In further discussions with Minister Bowen and officials it
was agreed to continue with the launch on 1 July 2009, to increase the number
of products displayed every day, with an acceptance that greater pressure on
the supermarkets may have been required after launch to achieve the original
aims of the project in relation to price information. The Minister agreed to a
series of changes to the contract to reflect this new position.[26]
4.25
'A lack of political will to seek legislative and non-legislative
solutions had a detrimental impact on the ability of CHOICE to deliver the website
the public wanted', CHOICE claimed.[27]
4.26
Associate Professor Frank Zumbo called the decision by the new Minister,
the Hon Dr Craig Emerson MP, to close down GROCERYchoice just days from its
re-launch, a 'fundamental failure':
The Federal Government had a leadership role to play given
that GROCERYchoice was part of the Government’s election commitment to put maximum
downward pressure on grocery prices. This leadership role was also clearly
essential given that the Federal Government had spent or had committed to spend
millions of taxpayers' dollars on the website.
The Federal Government’s leadership role was particularly
critical given the growing recalcitrant behaviour by the major supermarket
chains towards CHOICE’s work on the new GROCERYchoice website.

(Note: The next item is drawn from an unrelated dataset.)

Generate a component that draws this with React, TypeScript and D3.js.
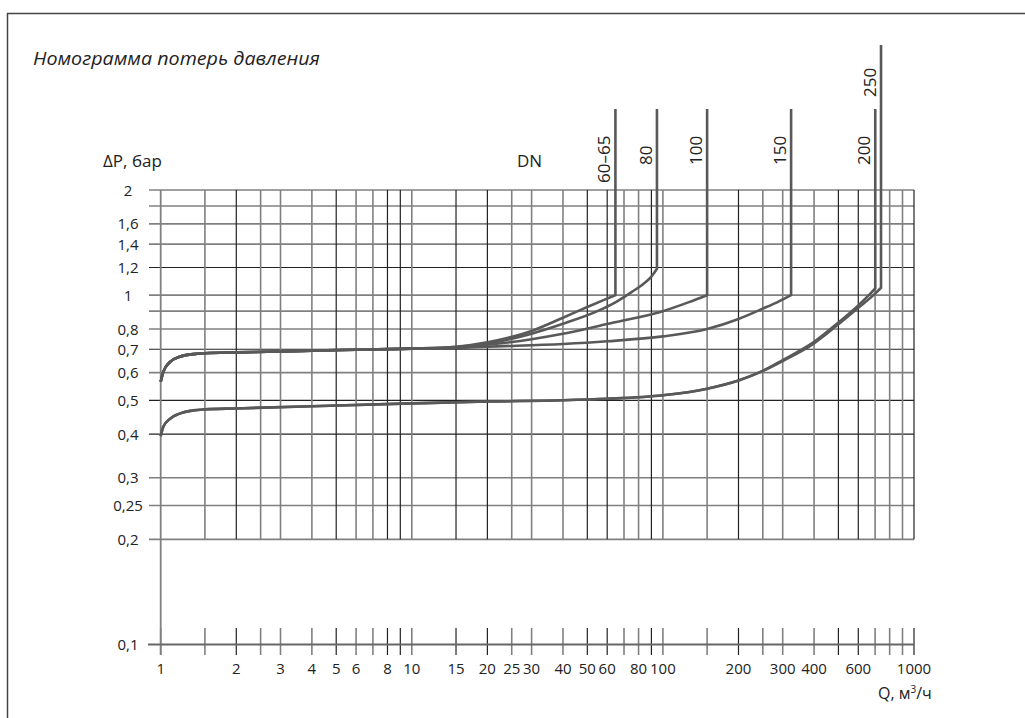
import React from 'react';
import * as d3 from 'd3';

// ---------- data ----------
const Q_GRID = [1, 1.5, 2, 2.5, 3, 4, 5, 6, 7, 8, 9, 10, 15, 20, 25, 30, 40, 50, 60, 70, 80, 90, 100, 150, 200, 250, 300, 400, 500, 600, 700, 800, 900, 1000];
const Q_TICK_LABELS = [1, 2, 3, 4, 5, 6, 8, 10, 15, 20, 25, 30, 40, 50, 60, 80, 100, 200, 300, 400, 600, 1000];
const DP_GRID = [2, 1.8, 1.6, 1.4, 1.2, 1, 0.9, 0.8, 0.7, 0.6, 0.5, 0.4, 0.3, 0.25, 0.2];
const DP_TICK_LABELS = [2, 1.6, 1.4, 1.2, 1, 0.8, 0.7, 0.6, 0.5, 0.4, 0.3, 0.25, 0.2, 0.1];

const DN_NAMES = ['60–65', '80', '100', '150', '200', '250'];
const DN_FLOW = [64.7, 94.7, 150, 324, 701, 739];

// shared start of the upper family (DN 60–150)
const UPPER_START: [number, number][] = [
  [1, 0.565], [1.024, 0.603], [1.09, 0.644], [1.19, 0.666], [1.35, 0.678], [1.5, 0.682],
  [2, 0.686], [3, 0.69], [4, 0.694], [6, 0.698], [10, 0.703],
];
const DN65_TAIL: [number, number][] = [[15, 0.712], [20, 0.733], [30, 0.79], [40, 0.862], [50, 0.925], [58, 0.968], [64.7, 1.0]];
const DN80_TAIL: [number, number][] = [[15, 0.71], [20, 0.727], [30, 0.776], [40, 0.828], [56, 0.906], [66, 0.962], [75, 1.02], [84, 1.08], [90, 1.13], [94.7, 1.19]];
const DN100_TAIL: [number, number][] = [[15, 0.708], [20, 0.721], [30, 0.748], [40, 0.775], [63.6, 0.835], [100, 0.9], [127, 0.955], [150, 1.0]];
const DN150_TAIL: [number, number][] = [[15, 0.706], [20, 0.712], [40, 0.725], [60, 0.738], [100, 0.762], [150, 0.8], [200, 0.855], [250, 0.915], [290, 0.96], [324, 1.0]];

// shared start of the lower family (DN 200–250)
const LOWER_START: [number, number][] = [
  [1, 0.395], [1.024, 0.42], [1.09, 0.443], [1.19, 0.458], [1.35, 0.468], [1.5, 0.471],
  [2, 0.474], [4, 0.481], [10, 0.49], [20, 0.496], [40, 0.5], [60, 0.505], [100, 0.517],
  [150, 0.54], [200, 0.57], [250, 0.607],
];
const DN200_TAIL: [number, number][] = [[300, 0.652], [400, 0.735], [500, 0.835], [600, 0.935], [670, 1.01], [701, 1.045]];
const DN250_TAIL: [number, number][] = [[300, 0.648], [400, 0.728], [500, 0.825], [600, 0.92], [700, 1.01], [739, 1.05]];

const SERIES: [number, number][][] = [
  [...UPPER_START, ...DN65_TAIL],
  [...UPPER_START, ...DN80_TAIL],
  [...UPPER_START, ...DN100_TAIL],
  [...UPPER_START, ...DN150_TAIL],
  [...LOWER_START, ...DN200_TAIL],
  [...LOWER_START, ...DN250_TAIL],
];

// ---------- styles ----------
const DARK_Q = new Set([2, 5, 8, 9, 15, 20, 50, 60, 90, 200, 500, 600, 1000]);
const DARK_DP = new Set([1.2, 0.7, 0.5, 0.4]);
const FONT = '"Open Sans", "DejaVu Sans", sans-serif';
const CURVE = '#595959';

const fmt = (v: number) => String(v).replace('.', ',');

export default function App() {
  const x = d3.scaleLog().domain([1, 1000]).range([160.7, 914]);
  const y = d3.scaleLog().domain([0.1, 2]).range([644.5, 190]);
  const gridLeft = 149;
  const gridRight = x(1000);
  const gridTop = y(2);
  const gridBottom = y(0.2);
  const axisY = y(0.1);
  const tickTop = 628;
  const tickBottom = 655;

  const line = d3
    .line<[number, number]>()
    .x((d) => x(d[0]))
    .y((d) => y(d[1]))
    .curve(d3.curveMonotoneX);

  const dnTop = (i: number) => (i === 5 ? 45 : 109);
  const dnLabelY = (i: number) => (i === 0 ? 183 : i === 5 ? 97 : 165);

  return (
    <svg
      width={1025}
      height={718}
      style={{ position: 'absolute', left: 0, top: 0, background: '#fff' }}
      fontFamily={FONT}
    >
      <rect x={0} y={0} width={1025} height={718} fill="#fff" />
      {/* frame */}
      <path d="M7.5,720 V13.5 H1030" fill="none" stroke="#444" strokeWidth={1.5} />

      {/* title */}
      <text
        x={33}
        y={65}
        fontSize={19}
        fontStyle="italic"
        fill="#222"
        textLength={287}
        lengthAdjust="spacingAndGlyphs"
      >
        Номограмма потерь давления
      </text>

      {/* horizontal grid */}
      {DP_GRID.map((v) => (
        <line
          key={'h' + v}
          x1={gridLeft}
          x2={gridRight}
          y1={y(v)}
          y2={y(v)}
          stroke={DARK_DP.has(v) ? '#222' : '#808080'}
          strokeWidth={DARK_DP.has(v) ? 1.2 : 1.6}
        />
      ))}

      {/* vertical grid */}
      {Q_GRID.map((q) => (
        <g key={'v' + q}>
          <line
            x1={x(q)}
            x2={x(q)}
            y1={gridTop}
            y2={q === 1 ? tickBottom : gridBottom}
            stroke={DARK_Q.has(q) ? '#222' : '#808080'}
            strokeWidth={q === 1 ? 1.8 : DARK_Q.has(q) ? 1.2 : 1.6}
          />
          <line
            x1={x(q)}
            x2={x(q)}
            y1={tickTop}
            y2={tickBottom}
            stroke={DARK_Q.has(q) ? '#222' : '#808080'}
            strokeWidth={DARK_Q.has(q) ? 1.2 : 1.6}
          />
        </g>
      ))}

      {/* x axis line */}
      <line x1={148} x2={gridRight} y1={axisY} y2={axisY} stroke="#666" strokeWidth={2} />

      {/* y tick labels */}
      {DP_TICK_LABELS.map((v) => (
        <text key={'yl' + v} x={128} y={y(v) + 5.5} fontSize={15} textAnchor="middle" fill="#222">
          {fmt(v)}
        </text>
      ))}

      {/* x tick labels */}
      {Q_TICK_LABELS.map((q) => (
        <text key={'xl' + q} x={x(q)} y={674} fontSize={15} textAnchor="middle" fill="#222">
          {fmt(q)}
        </text>
      ))}

      {/* axis titles */}
      <text x={103} y={167} fontSize={17} fill="#222">ΔP, бар</text>
      <text x={517} y={167} fontSize={17} fill="#222">DN</text>
      <text x={878} y={699} fontSize={16} fill="#222">
        Q, м<tspan dy={-6} fontSize={10}>3</tspan>
        <tspan dy={6}>/ч</tspan>
      </text>

      {/* curves with DN verticals */}
      {SERIES.map((pts, i) => (
        <path
          key={'s' + i}
          d={(line(pts) as string) + `L${x(DN_FLOW[i])},${dnTop(i)}`}
          fill="none"
          stroke={CURVE}
          strokeWidth={2.6}
          strokeLinejoin="miter"
        />
      ))}

      {/* DN labels */}
      {DN_NAMES.map((n, i) => (
        <text
          key={'dn' + n}
          transform={`translate(${x(DN_FLOW[i]) - 5},${dnLabelY(i)}) rotate(-90)`}
          fontSize={17}
          fill="#222"
        >
          {n}
        </text>
      ))}
    </svg>
  );
}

... After all, it was the Federal Government that turned to
CHOICE when it became obvious that the ACCC’s version of the GROCERYchoice
website was failing to deliver any relevant information to consumers. It was
only fitting, therefore, that the Federal Government would seek to use its best
endeavours or even its legislative powers to ensure that the taxpayer funded
CHOICE version of GROCERYchoice had every chance of success in delivering
meaningful and comparative pricing information to consumers.[28]
4.27
He commented at the inquiry hearing that:
To pull the plug a few days beforehand is just unbelievable
from the simple point of view that the government let its own website run for a
few months to give it a go and see how it went, but they were not willing to
extend that courtesy to CHOICE ... With the CHOICE website ... we would have known
very quickly whether it was a goer or not – and, if it was not, Minister
Emerson could have pulled the plug two weeks after its launch.[29]